Five weeks ago, I set out to publish one post per day, Monday to Friday.
I had in mind a beautiful hand-drawn illustration for my “lessons learned” post. A 5-by-5 grid of green checks.
It went well for the first three weeks. Then during the fourth week, after a sleepless night with my little daughter, I missed a day. In the fifth week, life got in the way again, and I missed two posts.
I had failed.
I had failed and was pretty bummed about it. All sorts of self-doubt and unhelpful self-criticism bubbled up in my mind.
All of which were unnecessary.
No one got hurt, and it’s not like I had quit my job to start a daily blog. I had placed a little bet, and it didn’t play out. No big deal.
I went back and checked the first weekly digest email I sent out. It started with: “Hi friends, I’m running an experiment this month. I aim to write a post every day, Monday to Friday.”
Somewhere along the way, I went from “I’m running an experiment” to “I’m the five posts a week guy.” I made the mistake of attaching my self-worth to the outcome of what was supposed to be an experiment. Ego entered the playing field, and when that happens, things are bound to get messy.
You and I are more than the work we produce. Our posts might fall flat, our business ideas might find no traction, our pull requests might get rejected. But those are discrete events occurring to discrete manifestations of part of ourselves. They don’t speak for the whole of us.
When you obsess on a goal, you set yourself up for unhappiness. “Goal-oriented people,” writes Dilbert creator Scott Adams in How To Fail At Almost Everything And Still Win Big, “exist in a state of continuous presuccess failure at best, and permanent failure at worst if things never work out.”

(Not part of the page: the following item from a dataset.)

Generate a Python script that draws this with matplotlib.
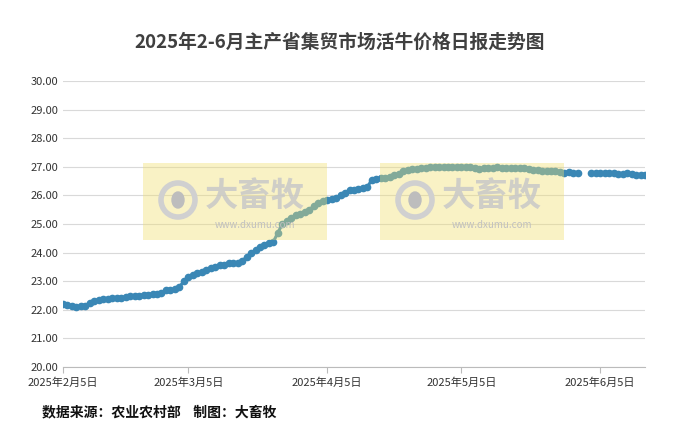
import numpy as np
import pandas as pd
import matplotlib.pyplot as plt
from matplotlib.patches import Rectangle, Ellipse

plt.rcParams['font.family'] = ['Noto Sans CJK SC', 'DejaVu Sans']

# daily prices (yuan/kg)
feb = [22.20, 22.17, 22.13, 22.10, 22.12, 22.15, 22.25, 22.32, 22.35, 22.37, 22.38, 22.40,
       22.42, 22.40, 22.45, 22.47, 22.48, 22.50, 22.52, 22.53, 22.55, 22.55, 22.60, 22.68]
mar = [22.70, 22.72, 22.80, 23.00, 23.15, 23.22, 23.28, 23.32, 23.38, 23.45, 23.50, 23.55,
       23.58, 23.62, 23.65, 23.65, 23.70, 23.85, 23.98, 24.08, 24.18, 24.28, 24.32, 24.38,
       24.70, 25.00, 25.12, 25.22, 25.30, 25.35, 25.42]
apr = [25.50, 25.62, 25.72, 25.80, 25.85, 25.88, 25.92, 26.00, 26.10, 26.18, 26.20, 26.22,
       26.25, 26.30, 26.55, 26.58, 26.60, 26.62, 26.65, 26.70, 26.75, 26.85, 26.90, 26.92,
       26.92, 26.95, 26.97, 26.98, 26.98, 26.98]
may = [26.98, 26.98, 26.98, 26.98, 26.98, 26.98, 26.98, 26.95, 26.93, 26.95, 26.95, 26.96,
       26.98, 26.97, 26.97, 26.95, 26.95, 26.95, 26.97, 26.93, 26.90, 26.88, 26.87, 26.85,
       26.85, 26.85, 26.82, 26.80, 26.82, 26.80, 26.80]
jun = [26.80, 26.78, 26.78, 26.78, 26.78, 26.78, 26.75, 26.75, 26.80, 26.75, 26.70, 26.70,
       26.70]

d1 = pd.date_range('2025-02-05', periods=len(feb) + len(mar) + len(apr) + len(may))
d2 = pd.date_range('2025-06-03', periods=len(jun))

W, H = 680, 433
fig, ax = plt.subplots(figsize=(6.8, 4.33), dpi=100)
fig.subplots_adjust(left=63 / W, right=645 / W, top=1 - 81 / H, bottom=1 - 367 / H)

col = '#3a87b5'
ax.plot(d1, feb + mar + apr + may, '-o', color=col, lw=2.2, ms=4.5, zorder=3)
ax.plot(d2, jun, '-o', color=col, lw=2.2, ms=4.5, zorder=3)

ax.set_ylim(20, 30)
ax.set_yticks(np.arange(20, 30.01, 1))
ax.yaxis.set_major_formatter(plt.FuncFormatter(lambda v, p: f'{v:.2f}'))
ax.set_xlim(pd.Timestamp('2025-02-05'), pd.Timestamp('2025-06-15'))
ticks = pd.to_datetime(['2025-02-05', '2025-03-05', '2025-04-05', '2025-05-05', '2025-06-05'])
ax.set_xticks(ticks)
ax.set_xticklabels([f'2025年{t.month}月{t.day}日' for t in ticks])
ax.tick_params(axis='both', labelsize=8, colors='#333333', length=0)
ax.tick_params(axis='x', length=4, color='#bbbbbb')
ax.grid(axis='y', color='#d9d9d9', lw=0.8)
for s in ['top', 'right', 'left']:
    ax.spines[s].set_visible(False)
ax.spines['bottom'].set_color('#bbbbbb')

# watermarks (pixel positions on the figure)
tf = fig.transFigure
for px in [143, 380]:
    fig.add_artist(Rectangle((px / W, 1 - 240 / H), 184 / W, 77 / H, transform=tf,
                             color='#f0e070', alpha=0.4, zorder=4, lw=0))
    fig.add_artist(Ellipse(((px + 35) / W, 1 - 200 / H), 34 / W, 34 / H, transform=tf,
                           fill=False, ec='#d0d0d0', lw=4, zorder=5))
    fig.add_artist(Ellipse(((px + 35) / W, 1 - 200 / H), 12 / W, 16 / H, transform=tf,
                           color='#bdbdbd', zorder=5))
    fig.text((px + 112) / W, 1 - 196 / H, '大畜牧', ha='center', va='center',
             fontsize=24, fontweight='bold', color='#c8c8c8', alpha=0.85, zorder=5)
    fig.text((px + 112) / W, 1 - 225 / H, 'www.dxumu.com', ha='center', va='center',
             fontsize=7, color='#c0c0c0', zorder=5)

fig.text(0.5, 1 - 42 / H, '2025年2-6月主产省集贸市场活牛价格日报走势图', ha='center', va='center',
         fontsize=13.5, fontweight='bold', color='#404040')
fig.text(42 / W, 1 - 412 / H, '数据来源：农业农村部    制图：大畜牧', ha='left', va='center',
         fontsize=10, fontweight='bold', color='#111111')

fig.savefig('out.png')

My true failure was going from experiment to challenge. A challenge has a goal and has a binary state of success or failure. The only way to complete the challenge is to reach the goal; every other state is a failure.
An experiment, on the other hand, is a learning game. You can’t lose at a learning game. Every moment you spend playing, you are learning something.
Goal-oriented me failed at publishing five posts a week for five weeks. It doesn’t matter that he got 88% of the way there, with 22 posts instead of 25.
Learning-oriented me won. The experiment delivered plenty of learnings. First and foremost, it taught me a five posts per week schedule is not sustainable.
Adopting a learning mindset allows us to go beyond the binary success-failure state and obtain insights from every experience.
For example, none of my existing subscribers, to whom I sent only weekly digests, opted in to receive daily posts. Moreover, some of the new subscribers, who received daily emails, asked to switch to digests. Those are strong indicators that my hypothesis that a daily drip of content would be attractive was wrong.
It’s never nice to be told you are wrong. Yet, even if it doesn’t feel good, it is a good thing. Discovering you were wrong is an opportunity to make things right—or at least less wrong. Error correction is the only way towards improvement.
I published on a wide range of topics. Posts like Hybrid Work Doesn’t Work and Three Tips To Get Started With Deep Work touched on workplace productivity. Other posts, such as How To Cut Through The Crypto Noise and You Don’t Have To Have An Opinion, were more about extrapolating lessons from current events. Using page views as a proxy for interest, I learned that my writing is more appealing when it’s about applied productivity advice. I’ll save the philosophizing for my journal.
My failure at shipping twenty-five posts actually won me many insights. It gave me valuable feedback, which I’ll feed into my next iteration. I might “fail” that one, too, but by now, I know failure is in the eye of the beholder.
Failing sucks, but it doesn’t have to.
According to Naval Ravikant, “which games you play is more important than how well you play them.” When you play a goal-oriented game, you have a single win condition and countless failure possibilities. In a learning game, you always win because no matter the objective outcome, you always learn something.
The good news is most goal-oriented games can become learning-oriented games. The trick is to make learning the goal.
Play the game of learning and you’ll never lose.